Don't forget that today's media is so much more pervasive, that we're more likely to hear of problems today, than ever.
It's also easy to forget that a 19 year old kid succeeding in the big leagues is living an incredibly surreal life. They've been followed around by scouts for years, have more money than an average person makes in a lifetime in their bank account, women want them, grown men stand in awe of them, and so on and so forth.

19-20 year old kids are not fully developed humans, and coming of age in that kind of environment has to take some sort of toll on kids that aren't already incredibly well-grounded. It really seems similar to what happens to a lot of hollywood and musician types who make it huge at a young age, i.e., charlie sheen, michael jackson, brian wilsons, tom cruise, gary busey and a thousand others.
4/21 when are the Royals gonna call up Moustakas?
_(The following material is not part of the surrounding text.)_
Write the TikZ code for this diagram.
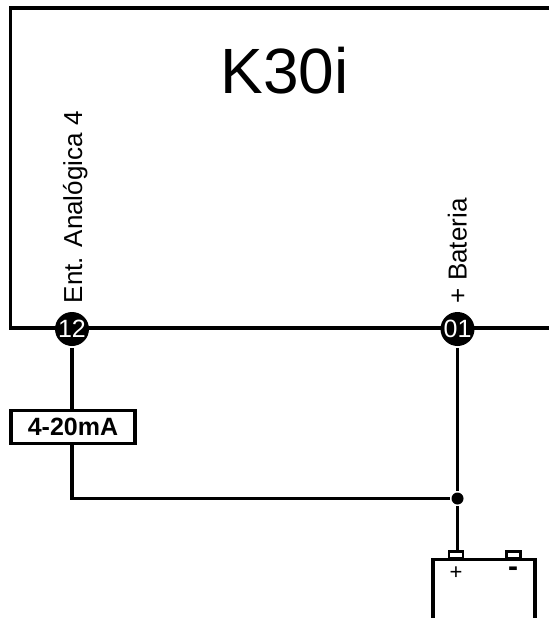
\documentclass[tikz,border=0pt]{standalone}
\usepackage{fontspec}
\setmainfont{Liberation Sans}
\usetikzlibrary{%
  positioning,% wg. " of "
  calc%
}
\tikzset{
  pin/.style={circle, fill=black, text=white, inner sep=0pt, minimum size=34pt, font=\fontsize{25}{25}\selectfont},
  pinlabel/.style={rotate=90, anchor=base west, inner sep=0pt, font=\fontsize{26}{30}\selectfont},
  terminal/.style={draw, line width=2.4pt, fill=white, inner sep=0pt, minimum width=14pt, minimum height=7pt},
  junction/.style={circle, fill=black, inner sep=0pt, minimum size=12pt},
  sensor/.style={draw, line width=3.6pt, fill=white, inner sep=0pt, minimum width=123.5pt, minimum height=33pt, font=\bfseries\fontsize{25}{25}\selectfont}
}
\begin{document}
\begin{tikzpicture}[x=1pt,y=-1pt,line width=3.6pt]
    \useasboundingbox (0,0) rectangle (549,618);
    %frame
    \coordinate (frame_tr) at (549,8);
    \coordinate (frame_tl) at (10.5,8);
    \coordinate (frame_bl) at (10.5,328);
    \coordinate (frame_br) at (549,328);
    \draw (frame_tr) -- (frame_tl) -- (frame_bl) -- (frame_br);
    \node[inner sep=0pt, anchor=base, font=\fontsize{64}{64}\selectfont] (title) at (284.5,93) {K30i};

    %pins
    \node[pin] (pin_12) at (72,329) {12};
    \node[pin] (pin_01) at (457.5,329) {01};
    \node[pinlabel] (label_12) at (82,305) {Ent. Analógica 4};
    \node[pinlabel] (label_01) at (466.5,305) {+ Bateria};

    %sensor and junction
    \node[sensor] (sensor) at (73,427) {4-20mA};
    \node[junction] (junction) at (457.5,498.5) {};

    %battery
    \coordinate (bat_bl) at (433,618);
    \coordinate (bat_tl) at (433,559.5);
    \coordinate (bat_tr) at (535,559.5);
    \coordinate (bat_br) at (535,618);
    \draw (bat_bl) -- (bat_tl) -- (bat_tr) -- (bat_br);
    \node[terminal] (bat_plus) at (456,555) {};
    \node[terminal] (bat_minus) at (513.5,555) {};
    \node[inner sep=0pt, font=\fontsize{22}{22}\selectfont] (sign_plus) at (456,573) {+};
    \node[inner sep=0pt, font=\bfseries\fontsize{30}{30}\selectfont] (sign_minus) at (513,572) {-};

    \path[-,line width=3.2pt]
    (pin_12) edge (pin_12 |- sensor.north)
    (pin_01) edge (junction)
    (junction) edge (junction |- bat_plus.north);
    \draw[line width=3.2pt] (pin_12 |- sensor.south) |- (junction);
\end{tikzpicture}
\end{document}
The thing is, I don't think people are asking you if you *know* when Moustakas (for example) is going to get called up - they want to know your opinion. It's like asking a baseball analyst whether Albert Pujols will win the triple crown - obviously they don't know what AP will do, but they are paid to watch and study the game and their opinion is (theoretically) more informed than the average baseball fan. I would guess the same is true for the people asking you these questions about call-ups - you are an analyst that is an expert regarding baseball prospects, people are interested in what you think about a timetable for a guy based on what you see and what you hear about them. I think it's entirely reasonable, regardless of how bemused that concept may make some front-office guy.
I've always taken these questions to mean "What is a realistic time-table for Prospect XX's development?" That is, given his current skill set and projectability, how long will he need before he's ready to compete in the Major Leagues?